The official update to Superman’s slogan was exuberantly reported by virtually every media outlet in existence, as if it were a radical departure for hidebound pop culture, a bold step in bringing progressive values into reactionary Hollywood.

Such nonsense!

The update to Superman’s motto is simply another act of spoliation by the winners of the culture war.

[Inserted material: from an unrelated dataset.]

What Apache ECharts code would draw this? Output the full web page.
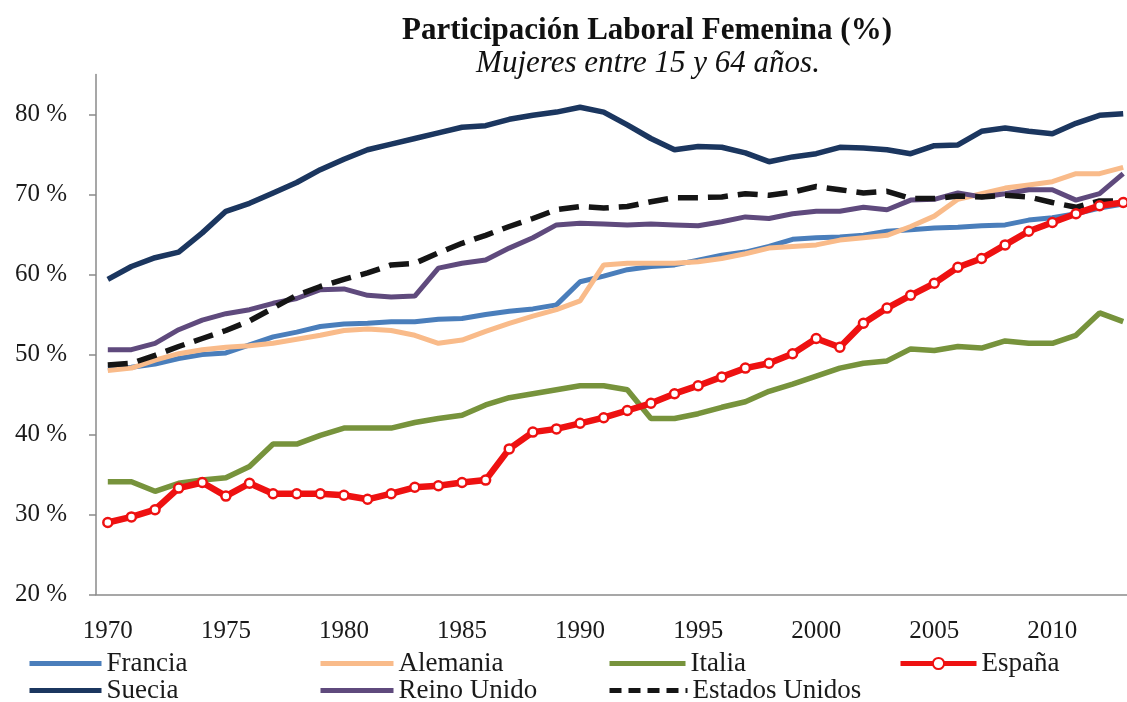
<!DOCTYPE html>
<html>
<head>
    <meta charset="utf-8"/>
    <title>Participación Laboral Femenina (%)</title>
    <style>
        html, body { margin: 0; padding: 0; background: #fff; }
        #chart { width: 1127px; height: 702px; }
    </style>
</head>
<body>
<div id="chart"></div>

<script src="https://cdn.jsdelivr.net/npm/echarts@6.0.0/dist/echarts.min.js"></script>
<script>
    // años (categorías)
    var anios = ['1970', '1971', '1972', '1973', '1974', '1975', '1976', '1977', '1978', '1979',
        '1980', '1981', '1982', '1983', '1984', '1985', '1986', '1987', '1988', '1989',
        '1990', '1991', '1992', '1993', '1994', '1995', '1996', '1997', '1998', '1999',
        '2000', '2001', '2002', '2003', '2004', '2005', '2006', '2007', '2008', '2009',
        '2010', '2011', '2012', '2013'];

    // tasas de participación (%)
    var francia = [48.3, 48.4, 48.8, 49.5, 50.0, 50.2, 51.2, 52.2, 52.8, 53.5,
        53.8, 53.9, 54.1, 54.1, 54.4, 54.5, 55.0, 55.4, 55.7, 56.2,
        59.1, 59.8, 60.6, 61.0, 61.2, 61.8, 62.4, 62.8, 63.5, 64.4,
        64.6, 64.7, 64.9, 65.4, 65.6, 65.8, 65.9, 66.1, 66.2, 66.8,
        67.1, 67.6, 68.3, 68.8];
    var alemania = [48.0, 48.3, 49.3, 50.1, 50.6, 50.9, 51.1, 51.4, 51.9, 52.4,
        53.0, 53.2, 53.0, 52.4, 51.4, 51.8, 52.9, 53.9, 54.8, 55.6,
        56.7, 61.2, 61.4, 61.4, 61.4, 61.6, 62.0, 62.6, 63.3, 63.5,
        63.7, 64.3, 64.6, 64.9, 66.0, 67.3, 69.4, 70.1, 70.8, 71.2,
        71.6, 72.6, 72.6, 73.4];
    var italia = [34.1, 34.1, 32.9, 33.9, 34.3, 34.6, 36.0, 38.8, 38.8, 39.9,
        40.8, 40.8, 40.8, 41.5, 42.0, 42.4, 43.7, 44.6, 45.1, 45.6,
        46.1, 46.1, 45.6, 42.0, 42.0, 42.6, 43.4, 44.1, 45.4, 46.3,
        47.3, 48.3, 48.9, 49.2, 50.7, 50.5, 51.0, 50.8, 51.7, 51.4,
        51.4, 52.4, 55.2, 54.1];
    var espana = [29.0, 29.7, 30.6, 33.3, 34.0, 32.3, 33.9, 32.6, 32.6, 32.6,
        32.4, 31.9, 32.6, 33.4, 33.6, 34.0, 34.3, 38.2, 40.3, 40.7,
        41.4, 42.1, 43.0, 43.9, 45.1, 46.1, 47.2, 48.3, 48.9, 50.1,
        52.0, 50.9, 53.9, 55.8, 57.4, 58.9, 60.9, 62.0, 63.7, 65.4,
        66.5, 67.6, 68.6, 69.0];
    var suecia = [59.4, 61.0, 62.1, 62.8, 65.2, 67.9, 68.9, 70.2, 71.5, 73.1,
        74.4, 75.6, 76.3, 77.0, 77.7, 78.4, 78.6, 79.4, 79.9, 80.3,
        80.9, 80.3, 78.7, 77.0, 75.6, 76.0, 75.9, 75.2, 74.1, 74.7,
        75.1, 75.9, 75.8, 75.6, 75.1, 76.1, 76.2, 77.9, 78.3, 77.9,
        77.6, 78.9, 79.9, 80.1];
    var reinoUnido = [50.6, 50.6, 51.4, 53.1, 54.3, 55.1, 55.6, 56.4, 57.0, 58.1,
        58.2, 57.4, 57.2, 57.3, 60.8, 61.4, 61.8, 63.3, 64.6, 66.2,
        66.4, 66.3, 66.2, 66.3, 66.2, 66.1, 66.6, 67.2, 67.0, 67.6,
        67.9, 67.9, 68.4, 68.1, 69.3, 69.4, 70.2, 69.7, 70.1, 70.6,
        70.6, 69.3, 70.1, 72.6];
    var estadosUnidos = [48.7, 48.9, 49.9, 51.0, 52.0, 53.0, 54.2, 55.8, 57.4, 58.5,
        59.4, 60.2, 61.2, 61.4, 62.7, 63.9, 64.9, 66.0, 67.0, 68.1,
        68.5, 68.3, 68.5, 69.1, 69.6, 69.6, 69.7, 70.1, 69.9, 70.3,
        71.0, 70.6, 70.2, 70.4, 69.5, 69.5, 69.8, 69.7, 69.9, 69.7,
        69.0, 68.4, 69.2, 69.2];

    // marcas del eje Y
    var yTicks = [20, 30, 40, 50, 60, 70, 80];

    var fuente = '"Liberation Serif", "DejaVu Serif", serif';
    var grisEje = '#8a8a8a';

    var chart = echarts.init(document.getElementById('chart'));

    // una leyenda por serie para colocarlas en rejilla
    function leyenda(nombre, x, y, ancho, tipo, conMarca) {
        return {
            data: [nombre],
            left: x,
            top: y,
            padding: 0,
            itemWidth: ancho,
            itemHeight: 14,
            lineStyle: {width: 5, type: tipo || 'solid'},
            itemStyle: conMarca ? {} : {opacity: 0},
            textStyle: {fontFamily: fuente, fontSize: 27, color: '#1a1a1a'}
        };
    }

    function serie(nombre, datos, color, grosor, extra) {
        var s = {
            name: nombre,
            type: 'line',
            data: datos,
            symbol: 'none',
            lineStyle: {color: color, width: grosor},
            itemStyle: {color: color}
        };
        if (extra) {
            for (var k in extra) s[k] = extra[k];
        }
        return s;
    }

    var option = {
        animation: false,
        backgroundColor: '#fff',
        title: [{
            text: 'Participación Laboral Femenina (%)',
            left: 642,
            top: 10,
            textAlign: 'center',
            textStyle: {fontFamily: fuente, fontSize: 31, fontWeight: 'bold', color: '#111'}
        }, {
            text: 'Mujeres entre 15 y 64 años.',
            left: 643,
            top: 43,
            textAlign: 'center',
            textStyle: {fontFamily: fuente, fontSize: 31, fontStyle: 'italic', fontWeight: 'normal', color: '#111'}
        }],
        legend: [
            leyenda('Francia', 27, 650, 72),
            leyenda('Alemania', 318, 650, 73),
            leyenda('Italia', 607, 650, 76),
            leyenda('España', 898, 650, 76, 'solid', true),
            leyenda('Suecia', 27, 677, 72),
            leyenda('Reino Unido', 318, 677, 73),
            leyenda('Estados Unidos', 607, 677, 78, [12, 7])
        ],
        grid: {left: 96, top: 74.5, width: 1039, height: 520, outerBoundsMode: 'none', containLabel: false},
        xAxis: {
            type: 'category',
            data: anios,
            boundaryGap: true,
            axisLine: {lineStyle: {color: grisEje, width: 1.5}},
            axisTick: {interval: 0, length: 10, lineStyle: {color: grisEje, width: 1.5}},
            axisLabel: {
                interval: 4,
                margin: 24,
                fontFamily: fuente,
                fontSize: 25,
                color: '#1a1a1a'
            },
            splitLine: {show: false}
        },
        yAxis: {
            type: 'value',
            min: 20,
            max: 85,
            interval: 10,
            axisLine: {show: true, lineStyle: {color: grisEje, width: 1.5}},
            axisTick: {show: true, length: 7, customValues: yTicks, lineStyle: {color: grisEje, width: 1.5}},
            axisLabel: {
                customValues: yTicks,
                margin: 29,
                fontFamily: fuente,
                fontSize: 25,
                color: '#1a1a1a',
                formatter: function (v) {
                    return v + ' %';
                }
            },
            splitLine: {show: false}
        },
        series: [
            serie('Francia', francia, '#4a7ebb', 5),
            serie('Alemania', alemania, '#f9bb8a', 5),
            serie('Italia', italia, '#77933c', 5.5),
            serie('Suecia', suecia, '#1b365f', 5.5),
            serie('Reino Unido', reinoUnido, '#5f4a7d', 5),
            serie('Estados Unidos', estadosUnidos, '#151515', 5, {
                lineStyle: {color: '#151515', width: 5.5, type: [20, 10]}
            }),
            serie('España', espana, '#ee1111', 6.5, {
                z: 5,
                symbol: 'circle',
                symbolSize: 9,
                showSymbol: true,
                itemStyle: {color: '#ffffff', borderColor: '#ee1111', borderWidth: 2.5}
            })
        ]
    };
    chart.setOption(option);
</script>
</body>
</html>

Spoliation means “incorporating art into a setting culturally or chronologically different from that of its creation.”1 The term derives from Classical Latin word spolium, a singular noun which literally means “the skin or hide stripped from an animal.” The plural, spolia, came into figurative use by Latin writers such as Cicero to refer to plunder, from which we derive the English phrase “the spoils of war.”2 Whenever the Romans conquered a nation, they brought back war trophies as proof of their victory; and so spolia came to designate “building materials and artworks brought from conquered provinces and exhibited in official triumphs.”3 Over time, these materials were reused by conquerors for their own purposes, and so the word spolia came to mean any reused artwork designed to evidence the conquest, triumph, and dominion by the spoliators over those whose art they appropriated.4

In contemporary usage, spoliation is “a practice consisting of a transference of power from the past through a taking over of its cultural expressions and incorporating them into one’s own. The purpose of appropriation [is] to convert the object of appropriation to one’s own purposes; it [is] preceded by finding the most valuable expressions from the past.”5 It is part of an “appropriative loop in which the qualities of the appropriated object are transferred to the appropriator.”6

Spoliation, then, works like this:

A conqueror defeats a rival.

The conqueror identifies the defeated rival’s most valuable cultural expressions (artwork, artifacts, buildings, monuments, stories, etc.).

The conqueror appropriates those expressions and reuses them in its own cultural expressions, thereby transferring power to itself.

Does that process seem familiar? It should.